Exercise input:
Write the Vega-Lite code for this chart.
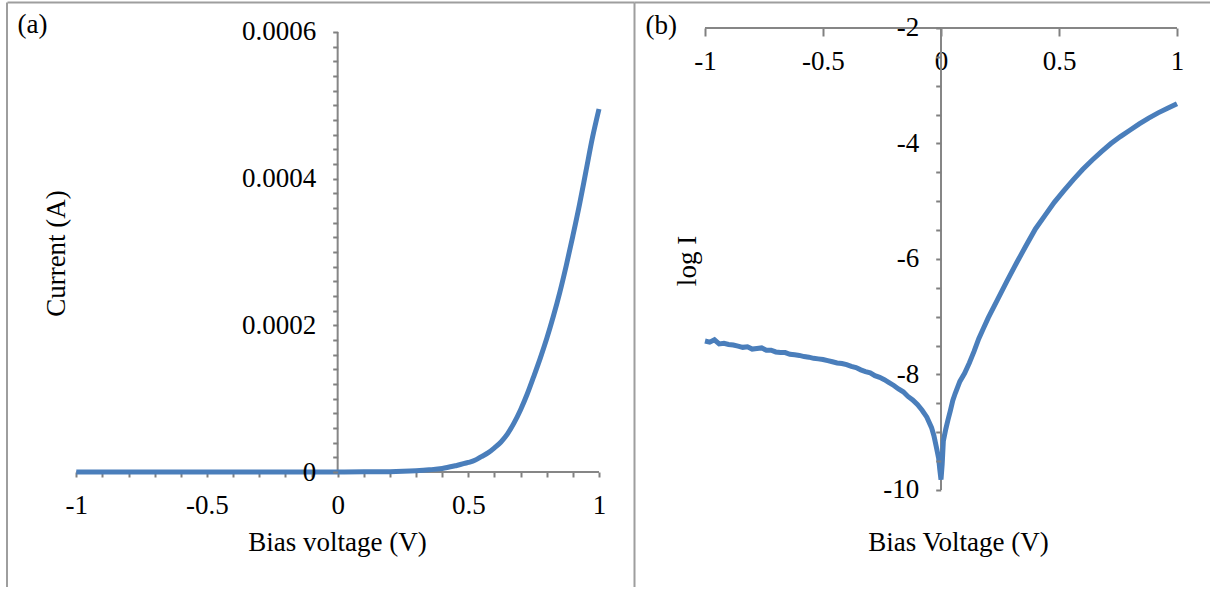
{
  "$schema": "https://vega.github.io/schema/vega-lite/v6.json",
  "autosize": {"type": "pad"},
  "padding": {"left": 6, "top": 2, "right": 0, "bottom": 0},
  "background": "white",
  "spacing": 0,
  "bounds": "flush",
  "config": {
    "view": {"stroke": null},
    "font": "Liberation Serif",
    "axis": {
      "labelFont": "Liberation Serif", "labelFontSize": 27, "labelColor": "#000000",
      "titleFont": "Liberation Serif", "titleFontSize": 27, "titleFontWeight": "normal", "titleColor": "#000000",
      "grid": false, "domain": false, "tickColor": "#808080", "tickWidth": 2, "tickOpacity": 1,
      "domainColor": "#9e9e9e", "domainWidth": 2,
      "labelOverlap": false, "labelFlush": false
    }
  },
  "datasets": {
    "a": [
      {"v": -1, "I": 0}, {"v": -0.8, "I": 0}, {"v": -0.6, "I": 0}, {"v": -0.4, "I": 0}, {"v": -0.2, "I": 0},
      {"v": 0, "I": 0}, {"v": 0.1, "I": 0.0000002}, {"v": 0.2, "I": 0.0000005}, {"v": 0.25, "I": 0.000001},
      {"v": 0.3, "I": 0.0000018}, {"v": 0.35, "I": 0.000003}, {"v": 0.4, "I": 0.0000048}, {"v": 0.45, "I": 0.0000085},
      {"v": 0.5, "I": 0.000013}, {"v": 0.525, "I": 0.000016}, {"v": 0.55, "I": 0.000021}, {"v": 0.575, "I": 0.000026},
      {"v": 0.6, "I": 0.000033}, {"v": 0.625, "I": 0.000041}, {"v": 0.65, "I": 0.000052}, {"v": 0.675, "I": 0.000067},
      {"v": 0.7, "I": 0.000085}, {"v": 0.725, "I": 0.000106}, {"v": 0.75, "I": 0.00013}, {"v": 0.775, "I": 0.000155},
      {"v": 0.8, "I": 0.000182}, {"v": 0.825, "I": 0.000212}, {"v": 0.85, "I": 0.000245}, {"v": 0.875, "I": 0.000282},
      {"v": 0.9, "I": 0.000322}, {"v": 0.925, "I": 0.000364}, {"v": 0.95, "I": 0.00041}, {"v": 0.975, "I": 0.000456},
      {"v": 1, "I": 0.000495}
    ],
    "b": [
      {"v": -1, "logI": -7.42}, {"v": -0.98, "logI": -7.44}, {"v": -0.96, "logI": -7.4}, {"v": -0.94, "logI": -7.47},
      {"v": -0.92, "logI": -7.46}, {"v": -0.9, "logI": -7.48}, {"v": -0.88, "logI": -7.49}, {"v": -0.86, "logI": -7.51},
      {"v": -0.84, "logI": -7.53}, {"v": -0.82, "logI": -7.52}, {"v": -0.8, "logI": -7.56}, {"v": -0.78, "logI": -7.55},
      {"v": -0.76, "logI": -7.54}, {"v": -0.74, "logI": -7.58}, {"v": -0.72, "logI": -7.58}, {"v": -0.7, "logI": -7.61},
      {"v": -0.68, "logI": -7.62}, {"v": -0.66, "logI": -7.62}, {"v": -0.64, "logI": -7.65}, {"v": -0.62, "logI": -7.66},
      {"v": -0.6, "logI": -7.67}, {"v": -0.58, "logI": -7.69}, {"v": -0.56, "logI": -7.7}, {"v": -0.54, "logI": -7.72},
      {"v": -0.52, "logI": -7.73}, {"v": -0.5, "logI": -7.74}, {"v": -0.48, "logI": -7.76}, {"v": -0.46, "logI": -7.78},
      {"v": -0.44, "logI": -7.8}, {"v": -0.42, "logI": -7.81}, {"v": -0.4, "logI": -7.83}, {"v": -0.38, "logI": -7.86},
      {"v": -0.36, "logI": -7.88}, {"v": -0.34, "logI": -7.92}, {"v": -0.32, "logI": -7.95}, {"v": -0.3, "logI": -7.97},
      {"v": -0.28, "logI": -8.02}, {"v": -0.26, "logI": -8.05}, {"v": -0.24, "logI": -8.09}, {"v": -0.22, "logI": -8.14},
      {"v": -0.2, "logI": -8.19}, {"v": -0.18, "logI": -8.25}, {"v": -0.16, "logI": -8.3}, {"v": -0.14, "logI": -8.38},
      {"v": -0.12, "logI": -8.44}, {"v": -0.1, "logI": -8.52}, {"v": -0.08, "logI": -8.62}, {"v": -0.06, "logI": -8.74},
      {"v": -0.04, "logI": -8.92}, {"v": -0.03, "logI": -9.06}, {"v": -0.02, "logI": -9.25}, {"v": -0.01, "logI": -9.45},
      {"v": -0.005, "logI": -9.65}, {"v": 0, "logI": -9.82}, {"v": 0.005, "logI": -9.55}, {"v": 0.01, "logI": -9.15},
      {"v": 0.02, "logI": -8.95}, {"v": 0.03, "logI": -8.78}, {"v": 0.04, "logI": -8.62}, {"v": 0.05, "logI": -8.45},
      {"v": 0.06, "logI": -8.33}, {"v": 0.08, "logI": -8.12}, {"v": 0.1, "logI": -7.98}, {"v": 0.12, "logI": -7.8},
      {"v": 0.14, "logI": -7.6}, {"v": 0.16, "logI": -7.38}, {"v": 0.18, "logI": -7.2}, {"v": 0.2, "logI": -7.02},
      {"v": 0.24, "logI": -6.7}, {"v": 0.28, "logI": -6.38}, {"v": 0.32, "logI": -6.07}, {"v": 0.36, "logI": -5.77},
      {"v": 0.4, "logI": -5.48}, {"v": 0.44, "logI": -5.25}, {"v": 0.48, "logI": -5.02}, {"v": 0.52, "logI": -4.82},
      {"v": 0.56, "logI": -4.63}, {"v": 0.6, "logI": -4.45}, {"v": 0.64, "logI": -4.29}, {"v": 0.68, "logI": -4.14},
      {"v": 0.72, "logI": -4.0}, {"v": 0.76, "logI": -3.88}, {"v": 0.8, "logI": -3.77}, {"v": 0.84, "logI": -3.66},
      {"v": 0.88, "logI": -3.56}, {"v": 0.92, "logI": -3.47}, {"v": 0.96, "logI": -3.39}, {"v": 1, "logI": -3.31}
    ],
    "axa_h": [{"x1": -1, "x2": 1, "y1": 0, "y2": 0}],
    "axa_v": [{"x1": 0, "x2": 0, "y1": 0, "y2": 0.0006}],
    "axb_h": [{"x1": -1, "x2": 1, "y1": -2, "y2": -2}],
    "axb_v": [{"x1": 0, "x2": 0, "y1": -10, "y2": -2}]
  },
  "hconcat": [
    {
      "width": 627,
      "height": 585,
      "resolve": {"axis": {"x": "independent", "y": "independent"}},
      "layer": [
        {
          "data": {"name": "axa_h"},
          "mark": {"type": "rule", "color": "#868686", "strokeWidth": 2},
          "encoding": {
            "x": {"field": "x1", "type": "quantitative",
                  "scale": {"domain": [-1.2652, 1.1339], "nice": false, "zero": false},
                  "axis": {"orient": "top", "domain": true, "title": "(a)", "ticks": false, "labels": false,
                           "titleX": 10, "titleY": 30, "titleAlign": "left", "titleBaseline": "alphabetic"}},
            "x2": {"field": "x2"},
            "y": {"field": "y1", "type": "quantitative",
                  "scale": {"domain": [-0.0001568, 0.0006409], "nice": false, "zero": false},
                  "axis": {"orient": "right", "domain": true, "ticks": false, "labels": false, "title": null}},
            "y2": {"field": "y2"}
          }
        },
        {
          "data": {"name": "axa_v"},
          "mark": {"type": "rule", "color": "#868686", "strokeWidth": 2},
          "encoding": {
            "x": {"field": "x1", "type": "quantitative",
                  "scale": {"domain": [-1.2652, 1.1339], "nice": false, "zero": false},
                  "axis": null},
            "x2": {"field": "x2"},
            "y": {"field": "y1", "type": "quantitative",
                  "scale": {"domain": [-0.0001568, 0.0006409], "nice": false, "zero": false},
                  "axis": {"orient": "left", "domain": true, "ticks": false, "labels": false, "title": null, "offset": 0.5}},
            "y2": {"field": "y2"}
          }
        },
        {
          "data": {"name": "a"},
          "mark": {"type": "line", "color": "#4a7ebb", "strokeWidth": 5, "interpolate": "monotone"},
          "encoding": {
            "x": {"field": "v", "type": "quantitative",
                  "scale": {"domain": [-1.2652, 1.1339], "nice": false, "zero": false},
                  "axis": {"orient": "bottom", "offset": -115, "ticks": true,
                           "values": [-1,-0.9,-0.8,-0.7,-0.6,-0.5,-0.4,-0.3,-0.2,-0.1,0,0.1,0.2,0.3,0.4,0.5,0.6,0.7,0.8,0.9,1],
                           "labelExpr": "abs(datum.value*2 - round(datum.value*2)) < 0.001 ? toString(datum.value) : ''",
                           "tickSize": 5, "labelPadding": 36, "labelBaseline": "alphabetic",
                           "title": "Bias voltage (V)", "titleX": 330, "titleY": 78, "titleBaseline": "alphabetic"}},
            "y": {"field": "I", "type": "quantitative",
                  "scale": {"domain": [-0.0001568, 0.0006409], "nice": false, "zero": false},
                  "axis": {"orient": "left", "offset": -330.7, "ticks": true,
                           "values": [0,0.00002,0.00004,0.00006,0.00008,0.0001,0.00012,0.00014,0.00016,0.00018,0.0002,0.00022,0.00024,0.00026,0.00028,0.0003,0.00032,0.00034,0.00036,0.00038,0.0004,0.00042,0.00044,0.00046,0.00048,0.0005,0.00052,0.00054,0.00056,0.00058,0.0006],
                           "labelExpr": "abs(datum.value*5000 - round(datum.value*5000)) < 0.001 ? toString(datum.value) : ''",
                           "tickSize": 5, "labelPadding": 17, "zindex": 1,
                           "title": "Current (A)", "titleX": -273.7, "titleY": 251, "titleBaseline": "alphabetic"}}
          }
        }
      ]
    },
    {
      "width": 576,
      "height": 585,
      "resolve": {"axis": {"x": "independent", "y": "independent"}},
      "layer": [
        {
          "data": {"name": "axb_h"},
          "mark": {"type": "rule", "color": "#868686", "strokeWidth": 2},
          "encoding": {
            "x": {"field": "x1", "type": "quantitative",
                  "scale": {"domain": [-1.3008, 1.1398], "nice": false, "zero": false},
                  "axis": {"orient": "top", "domain": true, "title": "(b)", "ticks": false, "labels": false,
                           "titleX": 11, "titleY": 31, "titleAlign": "left", "titleBaseline": "alphabetic"}},
            "x2": {"field": "x2"},
            "y": {"field": "y1", "type": "quantitative",
                  "scale": {"domain": [-11.68, -1.55], "nice": false, "zero": false},
                  "axis": null},
            "y2": {"field": "y2"}
          }
        },
        {
          "data": {"name": "axb_v"},
          "mark": {"type": "rule", "color": "#868686", "strokeWidth": 2},
          "encoding": {
            "x": {"field": "x1", "type": "quantitative",
                  "scale": {"domain": [-1.3008, 1.1398], "nice": false, "zero": false},
                  "axis": null},
            "x2": {"field": "x2"},
            "y": {"field": "y1", "type": "quantitative",
                  "scale": {"domain": [-11.68, -1.55], "nice": false, "zero": false},
                  "axis": null},
            "y2": {"field": "y2"}
          }
        },
        {
          "data": {"name": "b"},
          "mark": {"type": "line", "color": "#4a7ebb", "strokeWidth": 5},
          "encoding": {
            "x": {"field": "v", "type": "quantitative",
                  "scale": {"domain": [-1.3008, 1.1398], "nice": false, "zero": false},
                  "axis": {"orient": "bottom", "offset": -559, "ticks": true,
                           "values": [-1,-0.5,0,0.5,1],
                           "labelExpr": "toString(datum.value)",
                           "tickSize": 8, "labelPadding": 33, "labelBaseline": "alphabetic",
                           "title": "Bias Voltage (V)", "titleX": 324, "titleY": 522, "titleBaseline": "alphabetic"}},
            "y": {"field": "logI", "type": "quantitative",
                  "scale": {"domain": [-11.68, -1.55], "nice": false, "zero": false},
                  "axis": {"orient": "left", "offset": -306.7, "ticks": true,
                           "values": [-10,-9.5,-9,-8.5,-8,-7.5,-7,-6.5,-6,-5.5,-5,-4.5,-4,-3.5,-3,-2.5,-2],
                           "labelExpr": "abs(datum.value/2 - round(datum.value/2)) < 0.001 ? toString(datum.value) : ''",
                           "tickSize": 5, "labelPadding": 17, "zindex": 1,
                           "title": "log I", "titleX": -245.7, "titleY": 258.5, "titleBaseline": "alphabetic"}}
          }
        }
      ]
    }
  ]
}
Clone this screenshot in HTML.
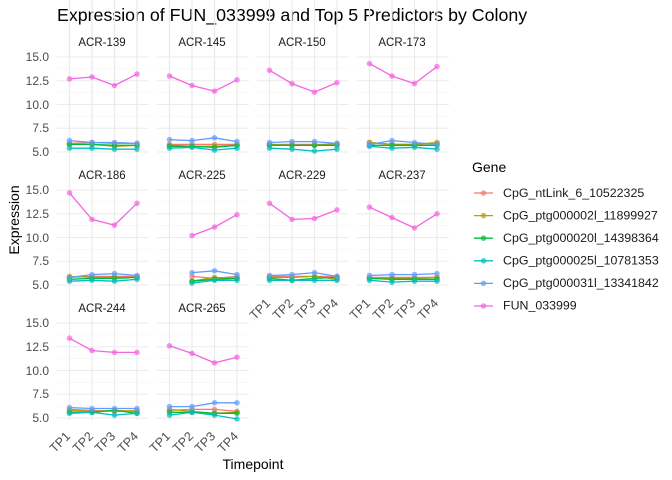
<!DOCTYPE html>
<html><head><meta charset="utf-8"><style>
body{margin:0;background:#fff}
svg{display:block;font-family:"Liberation Sans",sans-serif}
.yt{font-size:12px;fill:#4d4d4d;text-anchor:end}
.st{font-size:11.5px;fill:#1a1a1a;text-anchor:middle}
.xt{font-size:12.5px;fill:#4d4d4d;text-anchor:end}
.lg{font-size:12.4px;fill:#1a1a1a}
</style></head><body>
<svg id="s" width="672" height="480" viewBox="0 0 672 480">
<text x="57" y="21" font-size="17.8" fill="#000">Expression of FUN_033999 and Top 5 Predictors by Colony</text>
<text transform="translate(19,220) rotate(-90)" font-size="14" text-anchor="middle" fill="#000">Expression</text>
<text x="253" y="469" font-size="14" text-anchor="middle" fill="#000">Timepoint</text>
<g id="grid"></g>
<text class="st" x="102" y="46">ACR-139</text><text class="st" x="202" y="46">ACR-145</text><text class="st" x="302" y="46">ACR-150</text><text class="st" x="402" y="46">ACR-173</text>
<text class="st" x="102" y="179">ACR-186</text><text class="st" x="202" y="179">ACR-225</text><text class="st" x="302" y="179">ACR-229</text><text class="st" x="402" y="179">ACR-237</text>
<text class="st" x="102" y="312">ACR-244</text><text class="st" x="202" y="312">ACR-265</text>
<text class="yt" x="49" y="61">15.0</text><text class="yt" x="49" y="85">12.5</text><text class="yt" x="49" y="109">10.0</text><text class="yt" x="49" y="132">7.5</text><text class="yt" x="49" y="156">5.0</text>
<text class="yt" x="49" y="194">15.0</text><text class="yt" x="49" y="218">12.5</text><text class="yt" x="49" y="242">10.0</text><text class="yt" x="49" y="265">7.5</text><text class="yt" x="49" y="289">5.0</text>
<text class="yt" x="49" y="327">15.0</text><text class="yt" x="49" y="351">12.5</text><text class="yt" x="49" y="375">10.0</text><text class="yt" x="49" y="398">7.5</text><text class="yt" x="49" y="422">5.0</text>
<g>
<text class="xt" transform="translate(71,437) rotate(-45)">TP1</text><text class="xt" transform="translate(94,437) rotate(-45)">TP2</text><text class="xt" transform="translate(116,437) rotate(-45)">TP3</text><text class="xt" transform="translate(139,437) rotate(-45)">TP4</text>
<text class="xt" transform="translate(171,437) rotate(-45)">TP1</text><text class="xt" transform="translate(194,437) rotate(-45)">TP2</text><text class="xt" transform="translate(216,437) rotate(-45)">TP3</text><text class="xt" transform="translate(239,437) rotate(-45)">TP4</text>
<text class="xt" transform="translate(271,304) rotate(-45)">TP1</text><text class="xt" transform="translate(294,304) rotate(-45)">TP2</text><text class="xt" transform="translate(316,304) rotate(-45)">TP3</text><text class="xt" transform="translate(339,304) rotate(-45)">TP4</text>
<text class="xt" transform="translate(371,304) rotate(-45)">TP1</text><text class="xt" transform="translate(394,304) rotate(-45)">TP2</text><text class="xt" transform="translate(416,304) rotate(-45)">TP3</text><text class="xt" transform="translate(439,304) rotate(-45)">TP4</text>
</g>
<text x="472" y="172" font-size="14" fill="#000">Gene</text>
<g id="leg"></g>
<text class="lg" x="503" y="197">CpG_ntLink_6_10522325</text>
<text class="lg" x="503" y="219.5">CpG_ptg000002l_11899927</text>
<text class="lg" x="503" y="242">CpG_ptg000020l_14398364</text>
<text class="lg" x="503" y="264.5">CpG_ptg000025l_10781353</text>
<text class="lg" x="503" y="287">CpG_ptg000031l_13341842</text>
<text class="lg" x="503" y="309.5">FUN_033999</text>
<g id="data"></g>
</svg>
<script>
var C=["#F8766D","#B79F00","#00BA38","#00BFC4","#619CFF","#F564E3"];
var N=null;
var D=[
[[5.9,6.0,5.9,5.9],[5.8,5.8,5.6,5.7],[5.8,5.8,5.7,5.7],[5.4,5.4,5.3,5.3],[6.2,6.0,6.0,5.9],[12.7,12.9,12.0,13.2]],
[[5.8,5.8,5.8,5.8],[5.7,5.6,5.6,5.7],[5.6,5.6,5.5,5.7],[5.4,5.5,5.2,5.4],[6.3,6.2,6.5,6.1],[13.0,12.0,11.4,12.6]],
[[5.8,5.8,5.8,5.8],[5.8,5.7,5.7,5.9],[5.7,5.7,5.7,5.7],[5.4,5.3,5.1,5.3],[6.0,6.1,6.1,5.9],[13.6,12.2,11.3,12.3]],
[[6.0,5.8,5.8,5.9],[6.0,5.8,5.8,6.0],[5.7,5.7,5.7,5.7],[5.6,5.4,5.5,5.3],[5.8,6.2,6.0,5.8],[14.3,13.0,12.2,14.0]],
[[5.8,5.9,5.9,5.9],[5.9,5.8,5.8,5.8],[5.6,5.7,5.7,5.8],[5.4,5.5,5.4,5.6],[5.8,6.1,6.2,6.0],[14.7,11.9,11.3,13.6]],
[[N,5.9,5.7,5.9],[N,5.4,5.8,5.7],[N,5.4,5.6,5.7],[N,5.2,5.5,5.5],[N,6.3,6.5,6.1],[N,10.2,11.1,12.4]],
[[5.9,5.9,5.9,5.9],[5.8,5.8,5.9,5.6],[5.7,5.5,5.7,5.8],[5.5,5.5,5.5,5.5],[6.0,6.1,6.3,5.9],[13.6,11.9,12.0,12.9]],
[[5.8,5.8,5.8,5.8],[5.7,5.7,5.7,5.8],[5.7,5.6,5.6,5.6],[5.5,5.3,5.4,5.4],[6.0,6.1,6.1,6.2],[13.2,12.1,11.0,12.5]],
[[5.9,5.8,5.7,5.8],[5.8,5.7,5.8,5.7],[5.6,5.6,5.8,5.5],[5.5,5.6,5.3,5.5],[6.1,6.0,6.0,6.0],[13.4,12.1,11.9,11.9]],
[[5.8,5.9,5.9,5.7],[5.9,5.7,5.5,5.6],[5.6,5.6,5.5,5.5],[5.3,5.6,5.3,4.9],[6.2,6.2,6.6,6.6],[12.6,11.8,10.8,11.4]]
];
var NS="http://www.w3.org/2000/svg";
function el(p,t,a){var e=document.createElementNS(NS,t);for(var k in a)e.setAttribute(k,a[k]);p.appendChild(e);return e;}
var G=document.getElementById("grid"),DD=document.getElementById("data"),L=document.getElementById("leg");
var tx=[12.5,35,57.5,80];
for(var i=0;i<10;i++){
 var c=i%4,r=Math.floor(i/4),x0=57+100*c,y5=152+133*r;
 function Y(v){return y5-(v-5)*9.5;}
 var top=Y(15.25),bot=Y(4.75);
 [6.25,8.75,11.25,13.75].forEach(function(v){el(G,"line",{x1:x0,x2:x0+92,y1:Y(v),y2:Y(v),stroke:"#f2f2f2","stroke-width":0.6});});
 [5,7.5,10,12.5,15].forEach(function(v){el(G,"line",{x1:x0,x2:x0+92,y1:Y(v),y2:Y(v),stroke:"#ebebeb","stroke-width":1.1});});
 tx.forEach(function(t){el(G,"line",{x1:x0+t,x2:x0+t,y1:top,y2:bot,stroke:"#ebebeb","stroke-width":1.1});});
 D[i].forEach(function(s,g){
  var pts=[];s.forEach(function(v,j){if(v!==null)pts.push((x0+tx[j]).toFixed(1)+","+Y(v).toFixed(1));});
  el(DD,"polyline",{points:pts.join(" "),fill:"none",stroke:C[g],"stroke-width":1.3});
 });
 D[i].forEach(function(s,g){
  s.forEach(function(v,j){if(v!==null)el(DD,"circle",{cx:x0+tx[j],cy:Y(v),r:2.8,fill:C[g],"fill-opacity":0.7});});
 });
}
for(var g=0;g<6;g++){var y=193+22.6*g;el(L,"line",{x1:474,x2:493,y1:y,y2:y,stroke:C[g],"stroke-width":1.3});el(L,"circle",{cx:483.5,cy:y,r:2.8,fill:C[g],"fill-opacity":0.7});}
</script>
</body></html>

Objective: Indicate how many lines of the material contain the string "this", giving the number and nothing more.

Final result: 2